UNCOMMON SENSE 10 © Revised March 1998
By Robert Cherry, Professor of Economics, Brooklyn College of the City University of New York
The most interesting question is why every few years we battle over the minimum wage, when it would be far simpler just to index the minimum wage to inflation, and then forget about it? We could decide once and for all what the purchasing power of the minimum wage ought to be, and then let it move in tandem with prices.
Robert B. Reich, “A Better Way to Raise the Minimum Wage,” The Electronic Policy Network, February 23, 1998, also available at: http://www.sfgate.com
Seems sensible, so what gives? Reich lets us in on the dirty little secret of Washington.
In his 1992 campaign, President Clinton pledged to help the working poor by raising the minimum wage. He waited until his State of the Union Address in 1995 to propose legislation increasing the minimum wage from $4.25 to $5.15 an hour over two years, pointing out the serious erosion of its purchasing power. Since its peak in 1968, the minimum wage has declined in value by about 40 percent. As a result, a full-time job is not sufficient to escape poverty: the minimum wage provided 85 percent of the official poverty line for a family of four in 1968 but only 58 percent in 1994. If it is not increased, in 1996 the minimum wage will reach its lowest real level in 40 years.
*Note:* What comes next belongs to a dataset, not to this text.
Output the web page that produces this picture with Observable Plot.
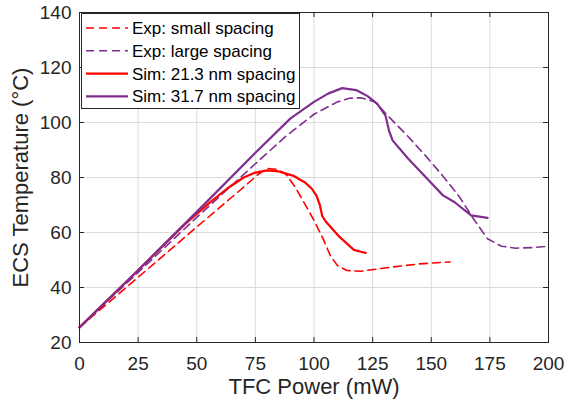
<!DOCTYPE html>
<html><head><meta charset="utf-8">
<script src="https://cdn.jsdelivr.net/npm/d3@7"></script>
<script src="https://cdn.jsdelivr.net/npm/@observablehq/plot@0.6"></script>
<style>body{margin:0;background:#fff}#chart{width:565px;height:406px}</style>
</head><body><div id="chart"></div>
<script>
const xTicks = [0, 25, 50, 75, 100, 125, 150, 175, 200];
const yTicks = [20, 40, 60, 80, 100, 120, 140];
const seriesNames = ["Exp: small spacing", "Exp: large spacing", "Sim: 21.3 nm spacing", "Sim: 31.7 nm spacing"];
const seriesColors = ["#FF0000", "#7E2F8E", "#FF0000", "#7E2F8E"];
const seriesDashed = [true, true, false, false];

const expSmallX = [0, 25, 50, 70, 76, 80, 84, 88, 92, 96, 100, 104, 107, 110, 114, 120, 131, 145, 158];
const expSmallY = [25.5, 43.7, 62, 76.5, 81, 83.3, 83, 81.3, 76.5, 70.5, 64.4, 57.5, 51.5, 48, 46.2, 45.9, 47.2, 48.6, 49.3];

const expLargeX = [0, 25, 50, 75, 88, 100, 110, 115, 120, 126, 132, 140, 148, 155, 162, 168, 174, 180, 186, 193, 200];
const expLargeY = [25.5, 45.5, 65.5, 85, 95, 103, 107.5, 108.8, 109, 107.5, 102, 95, 87.5, 80.5, 73, 65, 57.7, 55, 54.3, 54.5, 55];

const simSmallX = [0, 25, 45, 55, 63, 70, 75, 80, 85, 91, 96, 99, 101, 102.5, 103.5, 105, 111, 117, 120, 122];
const simSmallY = [25.5, 46.3, 63, 70.5, 76, 80, 81.8, 82.6, 82.2, 80.7, 78.3, 76, 73.5, 70, 66, 64, 58.3, 53.7, 53, 52.6];

const simLargeX = [0, 25, 50, 75, 90, 100, 106, 112, 118, 123, 127, 130.5, 132, 133.5, 140, 150, 155, 160, 167, 174];
const simLargeY = [25.5, 46.3, 67.5, 89, 101.5, 107.5, 110.5, 112.5, 111.8, 109.5, 106.8, 102.5, 97, 93.5, 87, 78, 73.5, 71, 66.2, 65.3];

const seriesX = [expSmallX, expLargeX, simSmallX, simLargeX];
const seriesY = [expSmallY, expLargeY, simSmallY, simLargeY];

const W = 565, H = 406, mL = 79, mR = 17, mT = 12, mB = 64;
const fw = W - mL - mR, fh = H - mT - mB;
const font = "'Liberation Sans', Arial, Helvetica, sans-serif";
const ink = "#262626";

const lineMarks = seriesNames.map((name, i) => {
  const rows = seriesX[i].map((x, j) => ({x, y: seriesY[i][j]}));
  return Plot.line(rows, {
    x: "x", y: "y", stroke: seriesColors[i],
    strokeWidth: seriesDashed[i] ? 1.6 : 2.2,
    strokeDasharray: seriesDashed[i] ? "8,5" : null,
    curve: "linear"
  });
});

const svg = Plot.plot({
  width: W, height: H,
  marginLeft: mL, marginRight: mR, marginTop: mT, marginBottom: mB,
  style: {fontFamily: font, fontSize: "19px", color: ink, background: "#fff"},
  x: {domain: [0, 200], ticks: xTicks, tickSize: 0, tickPadding: 14, label: null, tickFormat: d => String(d)},
  y: {domain: [20, 140], ticks: yTicks, tickSize: 0, tickPadding: 8, label: null, tickFormat: d => String(d)},
  marks: [
    Plot.ruleX(xTicks.slice(1, -1), {x: d => d, stroke: "#dcdcdc", strokeWidth: 1}),
    Plot.ruleY(yTicks.slice(1, -1), {y: d => d, stroke: "#dcdcdc", strokeWidth: 1}),
    ...lineMarks,
    Plot.ruleX(xTicks, {x: d => d, insetTop: fh - 5, stroke: ink}),
    Plot.ruleX(xTicks, {x: d => d, insetBottom: fh - 5, stroke: ink}),
    Plot.ruleY(yTicks, {y: d => d, insetRight: fw - 5, stroke: ink}),
    Plot.ruleY(yTicks, {y: d => d, insetLeft: fw - 5, stroke: ink}),
    Plot.frame({stroke: ink, strokeWidth: 1}),
    Plot.text(["TFC Power (mW)"], {frameAnchor: "bottom", dy: 44, fontSize: 22, fill: ink, textAnchor: "middle", lineAnchor: "middle"}),
    Plot.text(["ECS Temperature (°C)"], {frameAnchor: "left", dx: -59, rotate: -90, fontSize: 22, fill: ink, textAnchor: "middle", lineAnchor: "middle"})
  ]
});
document.getElementById("chart").appendChild(svg);

// legend (inside plot, top-left)
const lg = d3.select(svg).append("g").attr("font-family", font).attr("font-size", 17).attr("text-anchor", "start");
lg.append("rect").attr("x", 81.5).attr("y", 13.5).attr("width", 218).attr("height", 95)
  .attr("fill", "#fff").attr("stroke", ink).attr("stroke-width", 1);
seriesNames.forEach((name, i) => {
  const cy = 28 + i * 22.8;
  lg.append("line").attr("x1", 86).attr("x2", 128).attr("y1", cy).attr("y2", cy)
    .attr("stroke", seriesColors[i]).attr("stroke-width", seriesDashed[i] ? 1.6 : 2.2)
    .attr("stroke-dasharray", seriesDashed[i] ? "8,5" : null);
  lg.append("text").attr("x", 132).attr("y", cy).attr("dy", "0.35em").attr("fill", "#000")
    .attr("text-anchor", "start").text(name);
});
</script></body></html>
A broad range of workers now earns too little to support a family. For example, the hourly wage of one in three working women is so low that even a woman employed full-time all year (and many are not) can’t support a family of four at the official poverty level. And this is really a destitution level. Black and Latina women are even worse off. Nearly 4 out of 10 black working women and about half of Latinas earn poverty level wages. Male workers earn more than women, but between 1979 and 1993, the share of men employed at poverty wages escalated from 13 to 21 percent.1 Young men with modest education have been especially hard hit.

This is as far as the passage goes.